- DO THIS -
Copy the data exactly as it appears, and do not include any pictures.
-- START OF DATASET EXCERPT --
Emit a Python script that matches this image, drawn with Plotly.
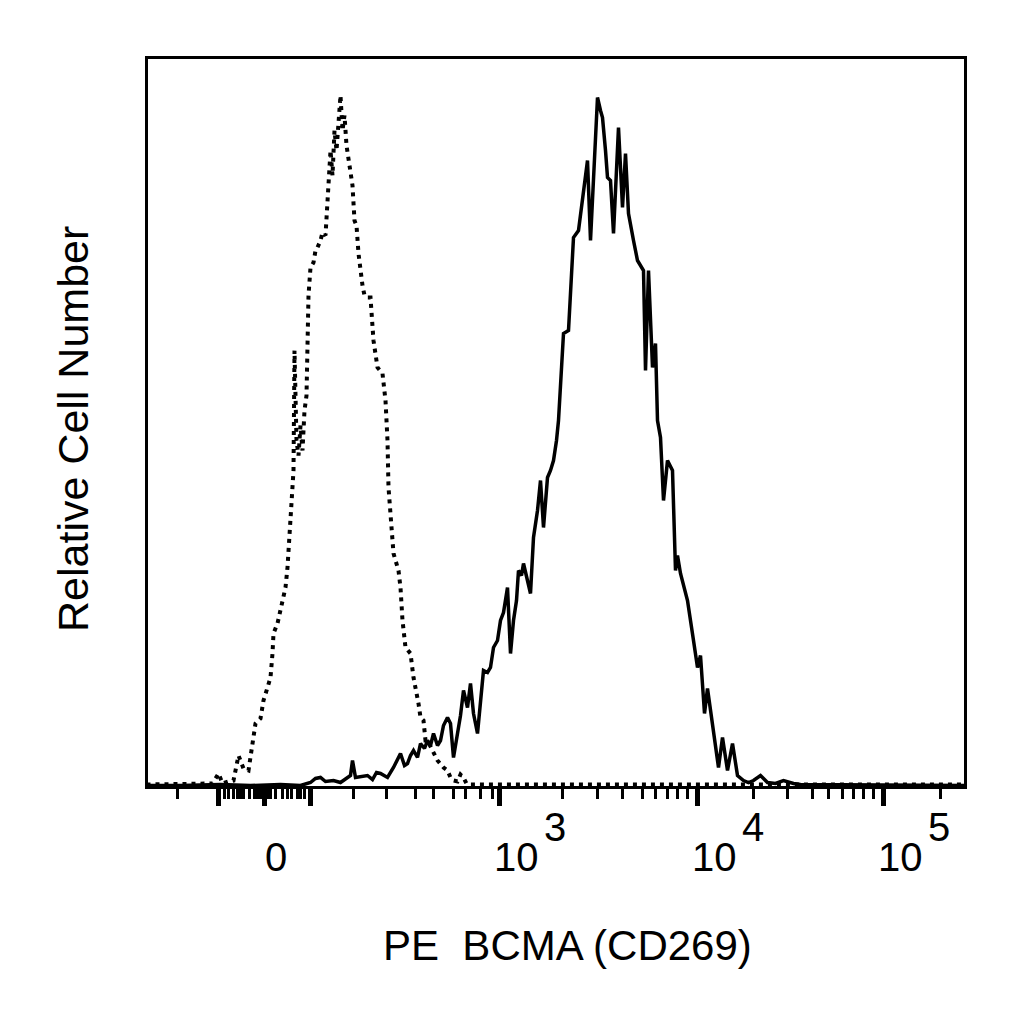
import plotly.graph_objects as go

# display channels across the biexponential PE axis, relative counts on y
iso_channel = [0, 54, 66, 72, 76, 82, 87, 92, 97, 102, 104, 107, 109, 114, 117, 121, 124, 126, 127,
               131, 134, 136, 139, 141, 143, 145, 147, 148, 150, 152, 154, 156, 158, 160, 161, 162,
               164, 167, 169, 171, 174, 176, 179, 181, 182, 184, 186, 188, 190, 192, 194, 196, 198,
               200, 202, 204, 206, 208, 210, 212, 214, 216, 218, 221, 224, 227, 231, 236, 239, 241,
               242, 244, 247, 252, 254, 256, 259, 264, 267, 272, 274, 277, 279, 281, 287, 291, 297,
               301, 304, 307, 311, 314, 317, 320, 324, 360, 819]
iso_count = [3, 3, 4, 14, 4, 6, 7, 32, 19, 17, 29, 47, 64, 69, 87, 100, 110, 134, 154,
             164, 177, 185, 200, 220, 257, 287, 317, 437, 347, 332, 362, 337, 377, 392, 437, 492,
             520, 525, 537, 540, 547, 555, 552, 587, 614, 637, 612, 657, 637, 662, 692, 657, 672,
             642, 627, 612, 602, 567, 562, 534, 517, 502, 492, 490, 490, 447, 420, 414, 387, 347,
             300, 267, 234, 217, 200, 167, 140, 134, 110, 84, 70, 67, 47, 47, 35, 27, 20,
             17, 10, 7, 6, 13, 10, 4, 3, 3, 3]

bcma_channel = [0, 34, 74, 104, 134, 154, 164, 169, 174, 179, 187, 194, 204, 206, 209, 214, 221,
                226, 230, 234, 241, 247, 254, 258, 261, 264, 267, 271, 274, 278, 281, 284, 287,
                291, 294, 297, 301, 304, 307, 311, 314, 317, 321, 324, 327, 331, 334, 337, 341,
                344, 347, 351, 354, 357, 361, 364, 367, 370, 372, 375, 377, 381, 384, 387, 391,
                394, 397, 401, 404, 407, 410, 412, 414, 417, 422, 424, 427, 432, 436, 441, 444,
                448, 451, 454, 456, 459, 461, 464, 467, 472, 474, 476, 479, 482, 487, 491, 497,
                499, 502, 506, 509, 511, 514, 517, 521, 526, 529, 531, 534, 537, 541, 547, 551,
                554, 558, 561, 567, 572, 576, 581, 586, 591, 597, 602, 607, 614, 621, 629, 637,
                647, 654, 819]
bcma_count = [2, 2, 3, 2, 3, 2, 5, 9, 10, 6, 7, 5, 12, 27, 10, 11, 12,
              8, 15, 14, 10, 20, 34, 22, 24, 32, 37, 30, 44, 39, 47, 42, 54,
              42, 47, 62, 70, 64, 30, 54, 72, 97, 80, 104, 74, 54, 87, 117, 115,
              120, 140, 147, 167, 175, 200, 134, 167, 187, 217, 212, 224, 207, 194, 250, 277,
              307, 260, 310, 317, 327, 347, 367, 397, 454, 457, 497, 550, 557, 587, 627, 547,
              627, 690, 677, 670, 637, 610, 607, 554, 660, 617, 580, 634, 574, 547, 527, 517,
              417, 517, 420, 444, 367, 350, 287, 327, 317, 217, 232, 214, 202, 187, 147, 120,
              132, 74, 99, 54, 20, 50, 17, 44, 12, 7, 5, 7, 12, 5, 4, 7,
              4, 3, 2]

# axis ticks (channels): -100, 0, 100, 10^3, 10^4, 10^5 and the minor ones
major_ticks = [72, 118, 164, 353, 551, 737]
minor_ticks = [31, 78, 82, 87, 91, 94, 97, 103, 108, 111, 114, 121, 124, 129, 136, 141, 145,
               151, 154, 158, 207, 240, 269, 287, 307, 319, 334, 346, 416, 451, 476, 496,
               509, 521, 531, 541, 607, 641, 666, 682, 696, 707, 717, 727, 794]
tick_base = ["0", "10", "10", "10"]
tick_exp = ["", "3", "4", "5"]
label_x = [129, 370, 568, 754]

FONT = "Liberation Sans, Arial, sans-serif"

fig = go.Figure()
fig.add_trace(go.Scatter(x=iso_channel, y=iso_count, mode="lines",
                         line=dict(color="black", width=4, dash="4px,5px")))
fig.add_trace(go.Scatter(x=bcma_channel, y=bcma_count, mode="lines",
                         line=dict(color="black", width=3.5)))

annotations = []
for base, exp, x in zip(tick_base, tick_exp, label_x):
    annotations.append(dict(x=x, y=-0.098, xref="x", yref="paper", text=base,
                            showarrow=False, xanchor="center", yanchor="middle",
                            font=dict(family=FONT, size=40, color="black")))
    if exp:
        annotations.append(dict(x=x + 38, y=-0.057, xref="x", yref="paper", text=exp,
                                showarrow=False, xanchor="center", yanchor="middle",
                                font=dict(family=FONT, size=40, color="black")))

annotations.append(dict(x=0.5135, y=-0.219, xref="paper", yref="paper",
                        text="PE\u00a0\u00a0BCMA (CD269)", showarrow=False,
                        xanchor="center", yanchor="middle",
                        font=dict(family=FONT, size=42, color="black")))
annotations.append(dict(x=-0.092, y=0.491, xref="paper", yref="paper",
                        text="Relative Cell Number", textangle=-90, showarrow=False,
                        xanchor="center", yanchor="middle",
                        font=dict(family=FONT, size=43, color="black")))

fig.update_layout(
    width=1024, height=1024,
    margin=dict(l=140, r=68, t=51, b=246),
    plot_bgcolor="white", paper_bgcolor="white",
    showlegend=False,
    annotations=annotations,
)

fig.update_xaxes(
    range=[1.5, 817.5], showgrid=False, zeroline=False,
    showline=True, linecolor="black", linewidth=3, mirror=True,
    tickmode="array", tickvals=major_ticks, ticks="outside",
    ticklen=17, tickwidth=5, tickcolor="black", showticklabels=False,
    minor=dict(tickmode="array", tickvals=minor_ticks, ticks="outside",
               ticklen=10, tickwidth=3, tickcolor="black", showgrid=False),
)
fig.update_yaxes(
    range=[1.5, 728.5], showgrid=False, zeroline=False,
    showline=True, linecolor="black", linewidth=3, mirror=True,
    ticks="", showticklabels=False,
)

fig.write_html("out.html")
-- END OF DATASET EXCERPT --
- RESULT FOR THIS TASK -
Emit a Python script that matches this image, drawn with Plotly.
import plotly.graph_objects as go

# display channels across the biexponential PE axis, relative counts on y
iso_channel = [0, 54, 66, 72, 76, 82, 87, 92, 97, 102, 104, 107, 109, 114, 117, 121, 124, 126, 127,
               131, 134, 136, 139, 141, 143, 145, 147, 148, 150, 152, 154, 156, 158, 160, 161, 162,
               164, 167, 169, 171, 174, 176, 179, 181, 182, 184, 186, 188, 190, 192, 194, 196, 198,
               200, 202, 204, 206, 208, 210, 212, 214, 216, 218, 221, 224, 227, 231, 236, 239, 241,
               242, 244, 247, 252, 254, 256, 259, 264, 267, 272, 274, 277, 279, 281, 287, 291, 297,
               301, 304, 307, 311, 314, 317, 320, 324, 360, 819]
iso_count = [3, 3, 4, 14, 4, 6, 7, 32, 19, 17, 29, 47, 64, 69, 87, 100, 110, 134, 154,
             164, 177, 185, 200, 220, 257, 287, 317, 437, 347, 332, 362, 337, 377, 392, 437, 492,
             520, 525, 537, 540, 547, 555, 552, 587, 614, 637, 612, 657, 637, 662, 692, 657, 672,
             642, 627, 612, 602, 567, 562, 534, 517, 502, 492, 490, 490, 447, 420, 414, 387, 347,
             300, 267, 234, 217, 200, 167, 140, 134, 110, 84, 70, 67, 47, 47, 35, 27, 20,
             17, 10, 7, 6, 13, 10, 4, 3, 3, 3]

bcma_channel = [0, 34, 74, 104, 134, 154, 164, 169, 174, 179, 187, 194, 204, 206, 209, 214, 221,
                226, 230, 234, 241, 247, 254, 258, 261, 264, 267, 271, 274, 278, 281, 284, 287,
                291, 294, 297, 301, 304, 307, 311, 314, 317, 321, 324, 327, 331, 334, 337, 341,
                344, 347, 351, 354, 357, 361, 364, 367, 370, 372, 375, 377, 381, 384, 387, 391,
                394, 397, 401, 404, 407, 410, 412, 414, 417, 422, 424, 427, 432, 436, 441, 444,
                448, 451, 454, 456, 459, 461, 464, 467, 472, 474, 476, 479, 482, 487, 491, 497,
                499, 502, 506, 509, 511, 514, 517, 521, 526, 529, 531, 534, 537, 541, 547, 551,
                554, 558, 561, 567, 572, 576, 581, 586, 591, 597, 602, 607, 614, 621, 629, 637,
                647, 654, 819]
bcma_count = [2, 2, 3, 2, 3, 2, 5, 9, 10, 6, 7, 5, 12, 27, 10, 11, 12,
              8, 15, 14, 10, 20, 34, 22, 24, 32, 37, 30, 44, 39, 47, 42, 54,
              42, 47, 62, 70, 64, 30, 54, 72, 97, 80, 104, 74, 54, 87, 117, 115,
              120, 140, 147, 167, 175, 200, 134, 167, 187, 217, 212, 224, 207, 194, 250, 277,
              307, 260, 310, 317, 327, 347, 367, 397, 454, 457, 497, 550, 557, 587, 627, 547,
              627, 690, 677, 670, 637, 610, 607, 554, 660, 617, 580, 634, 574, 547, 527, 517,
              417, 517, 420, 444, 367, 350, 287, 327, 317, 217, 232, 214, 202, 187, 147, 120,
              132, 74, 99, 54, 20, 50, 17, 44, 12, 7, 5, 7, 12, 5, 4, 7,
              4, 3, 2]

# axis ticks (channels): -100, 0, 100, 10^3, 10^4, 10^5 and the minor ones
major_ticks = [72, 118, 164, 353, 551, 737]
minor_ticks = [31, 78, 82, 87, 91, 94, 97, 103, 108, 111, 114, 121, 124, 129, 136, 141, 145,
               151, 154, 158, 207, 240, 269, 287, 307, 319, 334, 346, 416, 451, 476, 496,
               509, 521, 531, 541, 607, 641, 666, 682, 696, 707, 717, 727, 794]
tick_base = ["0", "10", "10", "10"]
tick_exp = ["", "3", "4", "5"]
label_x = [129, 370, 568, 754]

FONT = "Liberation Sans, Arial, sans-serif"

fig = go.Figure()
fig.add_trace(go.Scatter(x=iso_channel, y=iso_count, mode="lines",
                         line=dict(color="black", width=4, dash="4px,5px")))
fig.add_trace(go.Scatter(x=bcma_channel, y=bcma_count, mode="lines",
                         line=dict(color="black", width=3.5)))

annotations = []
for base, exp, x in zip(tick_base, tick_exp, label_x):
    annotations.append(dict(x=x, y=-0.098, xref="x", yref="paper", text=base,
                            showarrow=False, xanchor="center", yanchor="middle",
                            font=dict(family=FONT, size=40, color="black")))
    if exp:
        annotations.append(dict(x=x + 38, y=-0.057, xref="x", yref="paper", text=exp,
                                showarrow=False, xanchor="center", yanchor="middle",
                                font=dict(family=FONT, size=40, color="black")))

annotations.append(dict(x=0.5135, y=-0.219, xref="paper", yref="paper",
                        text="PE\u00a0\u00a0BCMA (CD269)", showarrow=False,
                        xanchor="center", yanchor="middle",
                        font=dict(family=FONT, size=42, color="black")))
annotations.append(dict(x=-0.092, y=0.491, xref="paper", yref="paper",
                        text="Relative Cell Number", textangle=-90, showarrow=False,
                        xanchor="center", yanchor="middle",
                        font=dict(family=FONT, size=43, color="black")))

fig.update_layout(
    width=1024, height=1024,
    margin=dict(l=140, r=68, t=51, b=246),
    plot_bgcolor="white", paper_bgcolor="white",
    showlegend=False,
    annotations=annotations,
)

fig.update_xaxes(
    range=[1.5, 817.5], showgrid=False, zeroline=False,
    showline=True, linecolor="black", linewidth=3, mirror=True,
    tickmode="array", tickvals=major_ticks, ticks="outside",
    ticklen=17, tickwidth=5, tickcolor="black", showticklabels=False,
    minor=dict(tickmode="array", tickvals=minor_ticks, ticks="outside",
               ticklen=10, tickwidth=3, tickcolor="black", showgrid=False),
)
fig.update_yaxes(
    range=[1.5, 728.5], showgrid=False, zeroline=False,
    showline=True, linecolor="black", linewidth=3, mirror=True,
    ticks="", showticklabels=False,
)

fig.write_html("out.html")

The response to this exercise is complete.